"Auf die Frage, was er während seines Studiums an der Kunsthochschule denn gelernt habe, gab ein Absolvent zur Antwort: dass alles irgendwie mit allem zusammenhängt. Der Stuttgarter Künstler Harry Walter, der diese Aussage kolportierte, bezeichnete sie zu Recht als »erkenntnistheoretischen Super−Gau«. Doch leider dürfte der Student kein Einzelfall sein. Wie ein Blick auf den Kunstbetrieb schnell offenbart, handeln viele Akteure genau nach dieser Devise und haben damit auch Erfolg. Man denke nur an die zahlreichen Ausstellungen, die unterschiedlichste Kunstwerke unter einem Oberthema zusammenführen und so tun, als könnten die unterstellten Bezüge einen Erkenntnisschub auslösen. In Wirklichkeit hat ein Kurator wie aktuell etwa bei der Ausstellung Zehn Gebote in Dresden nur ziemlich äußerlichen Assoziationen nachgegeben und von vornherein die diskursive Kraft von Bildwerken überschätzt. Klare Ansprüche gegenüber der Kunst scheinen verloren gegangen zu sein, denn sonst würde ein solcher Mangel an inhaltlicher Präzision und intellektueller Disziplin stärker kritisiert."
Wolfgang Ullrich
Das ist ja mal nicht verkehrt, oder? Aber wenn man im Kunstbetrieb zu viele oder die falschen Fragen stellt, ist man schnell draussen.
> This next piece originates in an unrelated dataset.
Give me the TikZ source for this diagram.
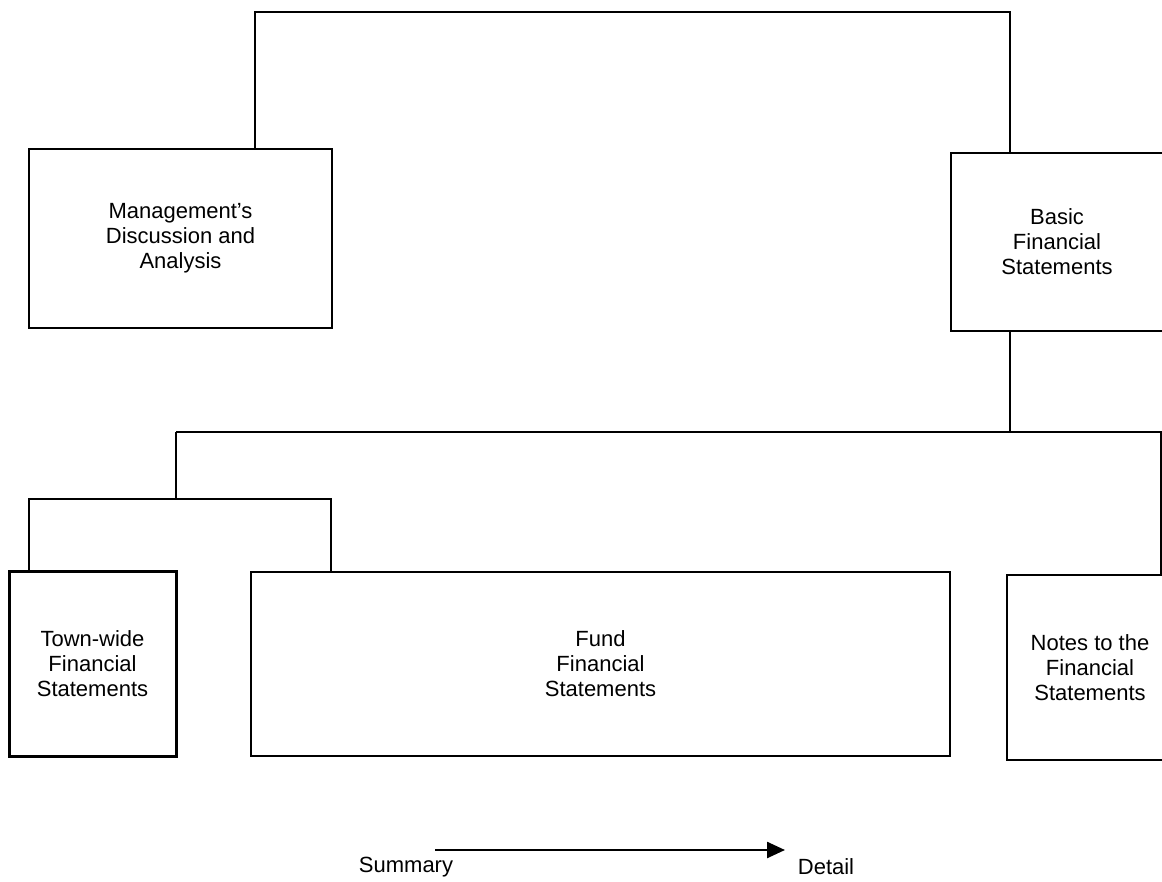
\documentclass[tikz,border=0pt]{standalone}
\usepackage{fontspec}
\setmainfont{Liberation Sans}
\usetikzlibrary{arrows.meta}
\tikzset{
  box/.style={draw=black, line width=2pt, inner sep=0pt, align=center,
    font=\fontsize{22}{25}\selectfont},
  thickbox/.style={box, line width=3pt},
  conn/.style={draw=black, line width=2pt},
  lbl/.style={inner sep=0pt, font=\fontsize{22}{25}\selectfont},
}
\begin{document}
\begin{tikzpicture}[x=1pt,y=-1pt]
\clip (0,0) rectangle (1162,882);
\fill[white] (0,0) rectangle (1162,882);

\node[box, minimum width=303pt, minimum height=179pt] (mda) at (180.5,238.5)
  {Management's\\Discussion and\\Analysis};
\node[box, minimum width=212pt, minimum height=178pt] (basic) at (1057,242)
  {Basic\\Financial\\Statements};
\node[thickbox, minimum width=167pt, minimum height=185pt] (town) at (92.5,663.5)
  {Town-wide\\Financial\\Statements};
\node[box, minimum width=699pt, minimum height=184pt] (fund) at (600.5,664)
  {Fund\\Financial\\Statements};
\node[box, minimum width=166pt, minimum height=185pt] (notes) at (1090,667.5)
  {Notes to the\\Financial\\Statements};

\coordinate (topc) at (600,12);
\coordinate (hubL) at (176,432);
\coordinate (hubR) at (1161,432);
\coordinate (sub) at (176,499);

\draw[conn] ([xshift=74.5pt]mda.north) |- (topc) -| ([xshift=-47pt]basic.north);
\draw[conn] ([xshift=-47pt]basic.south) -- ([xshift=-47pt]basic.south |- hubR);
\draw[conn] (hubL) -- (hubR) -- ([xshift=71pt]notes.north);
\draw[conn] (hubL) -- (sub);
\draw[conn] ([xshift=-63.5pt]town.north) |- (sub) -| ([xshift=-269.5pt]fund.north);

\coordinate (a1) at (435,850);
\coordinate (a2) at (785,850);
\draw[line width=2.5pt, -{Triangle[length=18pt,width=16pt]}] (a1) -- (a2);
\node[lbl] (sum) at (406,867) {Summary};
\node[lbl] (det) at (826,867) {Detail};
\end{tikzpicture}
\end{document}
Disziplin wahrend und Präzision anstrebend muss man vielleicht erwidern, dass es im strengen Sinne schon verkehrt ist. Auf der AKADEMIE soll man gerade NICHT lernen Fragen zu stellen sondern Kunst um ihrer selbst willen praktizieren. IM genauen Gegensatz zur KUNSTHOCHSCHULE, deren leitendes Prinzip und Zweck es sein sollte, zu differenzierter Erkenntnis UND eigenständiger künstlerischer Praxis fähige Absolventen zu entlassen. Leider hat kaum eine dieser "HOCHSCHULEN" es bis heute geschafft, einen solchen Anspruch in Studienorganisation und Selektion ihrer Studierenden einzulösen. Selbstbild aller Möchtegernkünstler und Struktur der Ausbildung haben sich bis heute keinen Schritt weit von der "Düsseldorferischen Üblichkeit" (Carl Einstein) fortentwickelt. "Je-ne-sais-quoi" und Idiosynkrasien statt Erkenntnis.
Ist das eine Idee von Ihnen, oder finden sich diese Einrichtungen unter den Institutionen auch wieder?
Interessant scheint mir das u.a. auch deshalb weil sich im Kontext des Bologna-Prozesses natürlich auch die Frage (neu) stellt, wie sich die "Kunst-Hochschulen" in diesem Zusammenhang positionieren (und verändern). Mir scheint: Die Debatte erreicht sie gar nicht, geschweige denn, dass sie über Veränderungen nachdenken lässt. Wozu reichlich Anlass bestünde.
Und ich denke, ich muss Ihnen ja nicht erklären, dass das antiquierte an der derzeitigen Kunst-Hochschulausbildung ein auf "Werk-Stücke" etc. fixierter Mummenschanz ist, der mit gegenwärtigster Kunst keinerlei Bezug mehr hält. Es gibt Business Schools die dem besser entsprechen (www.kaospilots.dk).
FOLKWANG statt Fachbereich der GESAMTHOCHSCHULE?
Konnte mir aber dieses Bruchstück rausklauben:
"Für den Professor [Dillemuth] an der Münchner Kunstakademie liegt die Alternative zum marktgerechten Kunstprofi bei den Dilettanten und Amateuren, die sich durch Selbstorganisation den Rücken für Kritik und Wandel des Öffentlichen frei halten."
Dann soll er doch gleich mal kündigen, der Herr Professor.